===== Data shown

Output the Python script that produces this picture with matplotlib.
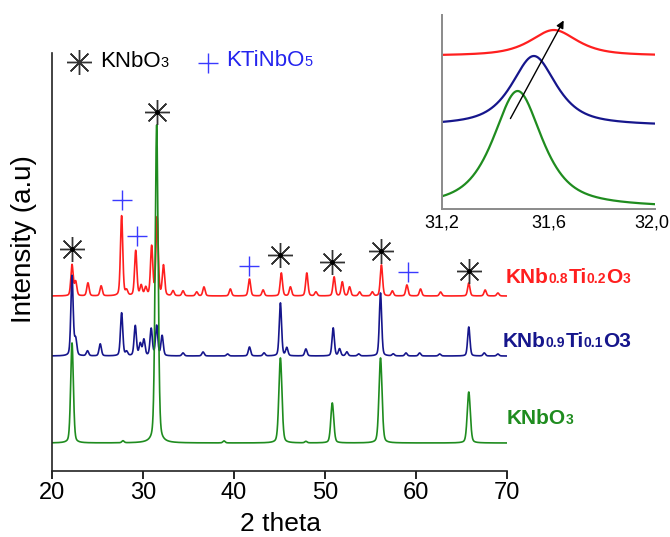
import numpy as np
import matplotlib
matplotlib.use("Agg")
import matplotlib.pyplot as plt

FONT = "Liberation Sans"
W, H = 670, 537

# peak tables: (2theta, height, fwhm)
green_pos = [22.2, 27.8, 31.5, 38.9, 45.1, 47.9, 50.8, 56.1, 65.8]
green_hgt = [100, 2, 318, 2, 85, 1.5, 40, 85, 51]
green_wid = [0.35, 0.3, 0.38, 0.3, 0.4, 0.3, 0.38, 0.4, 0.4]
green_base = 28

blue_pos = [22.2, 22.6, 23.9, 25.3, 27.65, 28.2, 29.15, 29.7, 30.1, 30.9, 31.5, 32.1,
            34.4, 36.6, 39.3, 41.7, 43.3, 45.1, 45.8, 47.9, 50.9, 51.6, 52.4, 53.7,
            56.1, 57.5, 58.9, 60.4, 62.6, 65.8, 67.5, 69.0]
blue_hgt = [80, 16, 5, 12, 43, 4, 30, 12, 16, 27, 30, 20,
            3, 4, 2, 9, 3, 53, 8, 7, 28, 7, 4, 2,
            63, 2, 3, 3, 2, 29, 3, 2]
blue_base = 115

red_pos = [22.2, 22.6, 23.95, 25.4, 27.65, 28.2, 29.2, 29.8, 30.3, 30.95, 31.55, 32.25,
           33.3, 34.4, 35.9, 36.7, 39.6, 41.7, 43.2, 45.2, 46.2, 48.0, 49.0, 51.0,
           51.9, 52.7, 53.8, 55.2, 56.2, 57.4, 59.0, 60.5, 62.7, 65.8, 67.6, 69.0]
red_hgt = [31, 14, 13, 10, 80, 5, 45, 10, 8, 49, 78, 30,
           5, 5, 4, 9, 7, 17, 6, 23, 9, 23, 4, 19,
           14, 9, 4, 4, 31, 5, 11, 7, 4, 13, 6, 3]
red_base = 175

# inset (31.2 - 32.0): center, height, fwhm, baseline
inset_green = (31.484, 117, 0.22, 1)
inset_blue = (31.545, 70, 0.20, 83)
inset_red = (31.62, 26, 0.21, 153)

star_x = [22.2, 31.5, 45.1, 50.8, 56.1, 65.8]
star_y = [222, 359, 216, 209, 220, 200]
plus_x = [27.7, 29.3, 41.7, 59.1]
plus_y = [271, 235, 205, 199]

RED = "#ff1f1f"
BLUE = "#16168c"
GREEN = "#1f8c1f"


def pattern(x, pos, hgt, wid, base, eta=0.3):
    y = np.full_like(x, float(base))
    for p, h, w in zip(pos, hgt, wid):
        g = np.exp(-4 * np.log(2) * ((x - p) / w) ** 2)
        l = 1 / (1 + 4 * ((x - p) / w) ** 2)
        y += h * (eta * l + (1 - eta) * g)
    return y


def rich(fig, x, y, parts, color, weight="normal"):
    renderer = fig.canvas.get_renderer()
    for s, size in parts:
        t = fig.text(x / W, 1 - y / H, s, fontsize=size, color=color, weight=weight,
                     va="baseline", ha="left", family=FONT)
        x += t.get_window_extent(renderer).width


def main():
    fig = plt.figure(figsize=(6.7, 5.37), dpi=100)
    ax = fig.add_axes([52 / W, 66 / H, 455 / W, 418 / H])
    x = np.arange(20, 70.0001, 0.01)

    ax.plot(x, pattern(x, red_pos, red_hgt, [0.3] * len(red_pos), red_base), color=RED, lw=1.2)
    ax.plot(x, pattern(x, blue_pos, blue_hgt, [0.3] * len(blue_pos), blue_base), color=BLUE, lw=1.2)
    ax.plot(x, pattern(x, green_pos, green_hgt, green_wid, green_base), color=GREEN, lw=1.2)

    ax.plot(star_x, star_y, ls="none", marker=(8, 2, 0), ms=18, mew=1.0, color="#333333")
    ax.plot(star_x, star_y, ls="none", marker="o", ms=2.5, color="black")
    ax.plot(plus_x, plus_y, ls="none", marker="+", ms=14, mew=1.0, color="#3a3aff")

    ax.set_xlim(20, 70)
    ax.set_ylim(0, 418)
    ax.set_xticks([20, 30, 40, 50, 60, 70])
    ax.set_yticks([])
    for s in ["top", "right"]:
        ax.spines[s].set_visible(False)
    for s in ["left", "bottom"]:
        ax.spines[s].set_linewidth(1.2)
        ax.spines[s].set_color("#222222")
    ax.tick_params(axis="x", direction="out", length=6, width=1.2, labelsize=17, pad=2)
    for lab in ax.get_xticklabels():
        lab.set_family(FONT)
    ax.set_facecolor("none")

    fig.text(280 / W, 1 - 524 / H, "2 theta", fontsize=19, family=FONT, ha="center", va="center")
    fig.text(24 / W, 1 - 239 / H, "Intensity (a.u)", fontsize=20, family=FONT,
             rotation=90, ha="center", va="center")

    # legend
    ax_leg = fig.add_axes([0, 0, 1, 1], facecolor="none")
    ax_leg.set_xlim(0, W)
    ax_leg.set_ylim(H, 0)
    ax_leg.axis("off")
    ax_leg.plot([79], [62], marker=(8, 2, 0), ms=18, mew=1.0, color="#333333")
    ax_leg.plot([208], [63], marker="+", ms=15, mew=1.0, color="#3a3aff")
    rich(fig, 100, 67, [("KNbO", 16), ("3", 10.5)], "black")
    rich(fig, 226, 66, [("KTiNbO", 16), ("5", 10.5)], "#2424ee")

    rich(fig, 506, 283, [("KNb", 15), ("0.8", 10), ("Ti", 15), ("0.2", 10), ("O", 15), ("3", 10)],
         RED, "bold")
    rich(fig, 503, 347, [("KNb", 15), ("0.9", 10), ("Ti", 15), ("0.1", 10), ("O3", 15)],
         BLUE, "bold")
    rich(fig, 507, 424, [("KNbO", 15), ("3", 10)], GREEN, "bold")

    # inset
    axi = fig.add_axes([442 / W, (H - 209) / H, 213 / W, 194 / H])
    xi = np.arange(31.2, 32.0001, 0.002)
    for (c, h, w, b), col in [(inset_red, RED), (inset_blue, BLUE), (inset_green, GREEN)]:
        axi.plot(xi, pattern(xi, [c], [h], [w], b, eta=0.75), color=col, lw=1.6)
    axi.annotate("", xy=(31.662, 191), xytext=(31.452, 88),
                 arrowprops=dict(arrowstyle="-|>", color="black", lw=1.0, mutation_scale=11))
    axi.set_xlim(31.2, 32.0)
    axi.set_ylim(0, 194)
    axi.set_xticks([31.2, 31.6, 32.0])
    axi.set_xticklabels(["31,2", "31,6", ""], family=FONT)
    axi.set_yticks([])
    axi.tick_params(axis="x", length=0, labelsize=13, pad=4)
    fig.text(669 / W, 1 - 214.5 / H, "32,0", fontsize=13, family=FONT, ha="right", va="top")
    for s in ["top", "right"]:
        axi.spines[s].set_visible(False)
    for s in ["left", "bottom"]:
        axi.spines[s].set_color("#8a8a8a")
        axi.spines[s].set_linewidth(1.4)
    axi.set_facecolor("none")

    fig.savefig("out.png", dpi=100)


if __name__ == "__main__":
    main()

==========

Problem -
Pictures are excluded; extract exactly the lines from the start of the data through the line that holds "W, H = 670, 537", both ends included.

Full solution -
Output the Python script that produces this picture with matplotlib.
import numpy as np
import matplotlib
matplotlib.use("Agg")
import matplotlib.pyplot as plt

FONT = "Liberation Sans"
W, H = 670, 537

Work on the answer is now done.